Le groupe Cémoi cherche avec l'acquisition de SEAC à élargir sa gamme de produits ainsi que son portefeuille de marques, ce qui pourrait conduire à un effet de gamme ou de portefeuille susceptible de porter atteinte à la concurrence. Les produits du groupe Cémoi sont vendus sous MDD, sous la marque Cantalou en premier prix, ainsi que sous la marque Cémoi de milieu de gamme. SEAC vend ses chocolats saisonniers sous les marques Bouquet d'or, Poulain et 1848 qui sont davantage haut de gamme. Toutefois, il convient de souligner que les concurrents des parties ont eux aussi plusieurs gammes de produits (ainsi, la société Jacquot commercialise des produits de premier prix sous la marque Fanny et des produits haut de gamme sous la marque Jacquot) ou des marques à très forte notoriété (Nestlé, Lindt, Suchard, Mon Chéri de Ferrero) auxquelles ils consacrent d'importantes dépenses publicitaires.

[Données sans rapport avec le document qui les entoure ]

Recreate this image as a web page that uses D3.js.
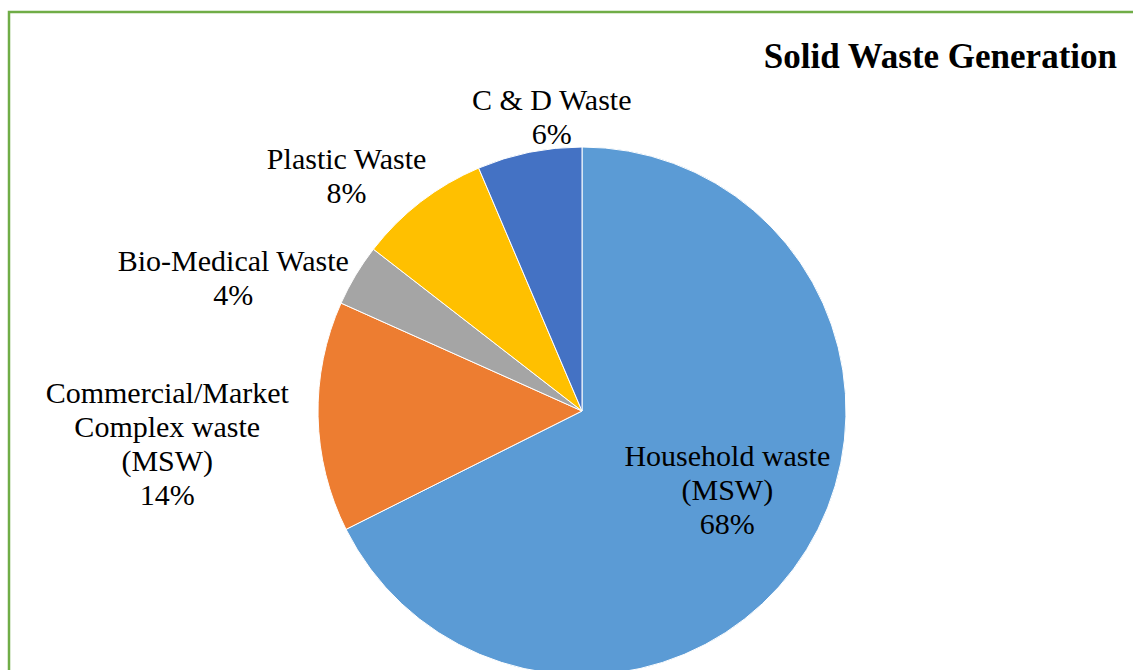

De plus, à l'exception de la société Jacquot, les principaux concurrents de la future entité sont des groupes multinationaux dont les moyens financiers sont très supérieurs (le groupe Ferrero a réalisé en 2001 un chiffre d'affaires global de 3,9 milliards d'euros, la société Nestlé France un chiffre d'affaires de 4,3 milliards d'euros, le groupe Lindt et Sprungli un chiffre d'affaires consolidé de 984 millions d'euros).

Enfin, le fait pour le groupe Cémoi d'être intégré en amont avec son usine de trituration de fèves de cacao située en Côte d'Ivoire lui procure une certaine indépendance vis-à-vis des groupes fournisseurs de produits de cacao que sont les sociétés Barry Callebaut, ADM Cocoa, Herschey et Cargill, mais ne lui donne pas pour autant un avantage déterminant sur ses concurrents.

En conclusion, l'opération notifiée n'est pas de nature à porter atteinte à la concurrence sur les différents marchés concernés. Je vous informe donc que j'autorise cette opération.

Je vous prie d'agréer, Maîtres, l'expression de mes sentiments les meilleurs.

Nota. - A la demande des parties notifiantes, des informations relatives au secret des affaires ont été occultées.

Ces informations relèvent du " secret des affaires ", en application de l'article 8 du décret n° 2002-689 du 30 avril 2002 fixant les conditions d'application du livre IV du Code de commerce relatif à la liberté des prix et de la concurrence.

(1) Avis n° 89-A-02 Nestlé SA/Rowntree Macintosh du 31 janvier 1989.

(2) Décision M. 362 du 15 septembre 1993 Nestlé/Italgel.